[Bakker, Dr. Lucius Columba Murray]
BAKKER (Dr. Lucius Columba Murray), geb. te Pingjum 7 Jan. 1822, overl. te Huizum 9 Oct. 1911, zoon van den dorpsschout te Arum en Lucia Columba Putting. Wegens den vroegtijdigen dood zijns vaders werd hij opgevoed in de pastorie van Ds. Izaäk Cahais te Witmarsum, waar hij les kreeg van den frieschen volksdichter en schoolmeester J.K.P. Salverda te Wons. Later kwam hij op de latijnsche school te Dokkum, en werd 13 Sept. 1842 als med. student aan de hoogeschool te Groningen ingeschreven, waar hij 20 Apr. 1850 promoveerde op een proefschrift De ictero sive morbo regio. In dat jaar vestigde hij zich als dokter te Huizum.

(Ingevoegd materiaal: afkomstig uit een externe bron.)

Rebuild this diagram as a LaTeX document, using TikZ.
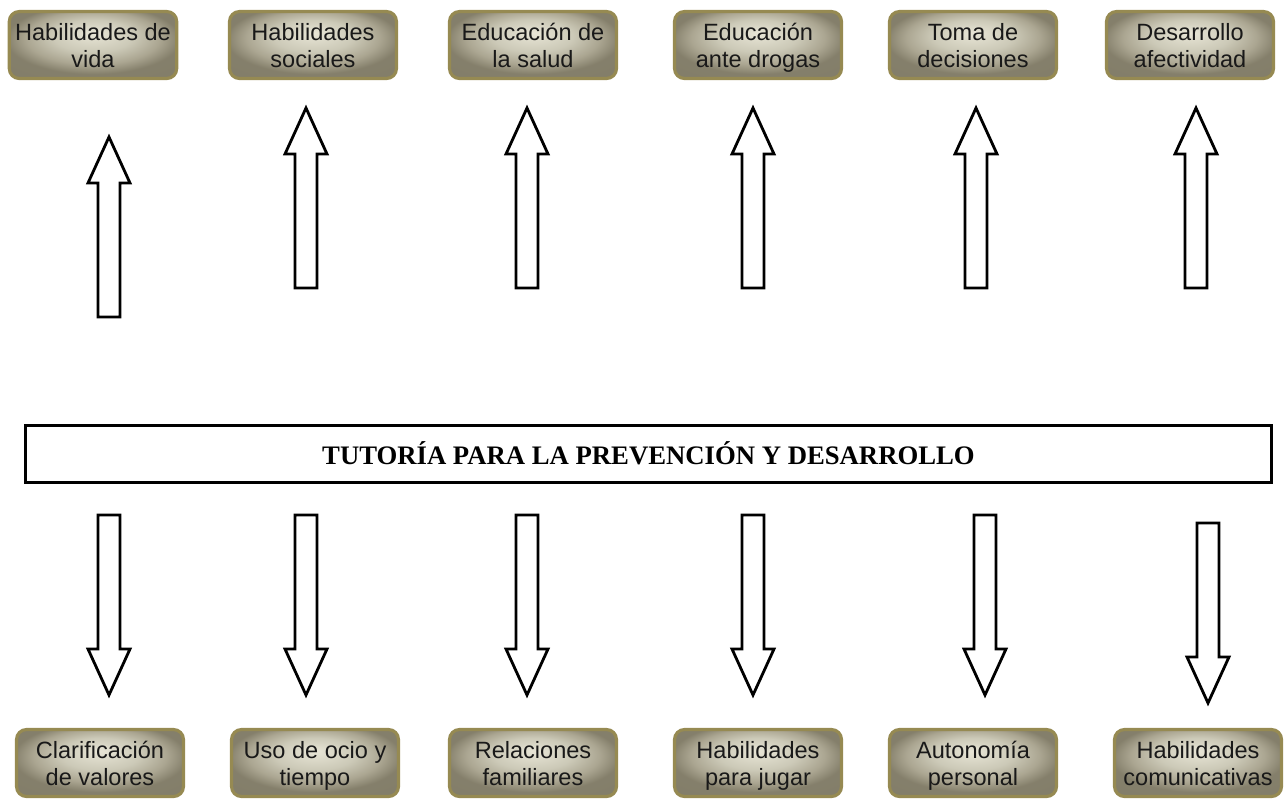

Tweemaal werd hem een leerstoel aan de groninger universiteit aangeboden, waarvoor hij bedankte, ook al om zijn hardhoorigheid. Hij heeft eenigen tijd meegewerkt aan het Friesch Woordenboek en bleef ongehuwd. Tusschen de jaren 1877-94 schreef hij in Forjit my net, Swanneblommen en den Fr. Volksalmanak poëzie, die getuigt van zijn meesterschap in de friesche taal. Hij vertaalde in het Friesch ook fragmenten uit Goethe's Faust. Meer dan een zijner liederen is op muziek gezet.
Zie mijn: Bodders yn de Fryske Striid (Boalsert 1926), 603, 604, 610; Sljucht en Rjucht, 1911, 490, waarbij zijn portret; Fryslan, 1928, 97.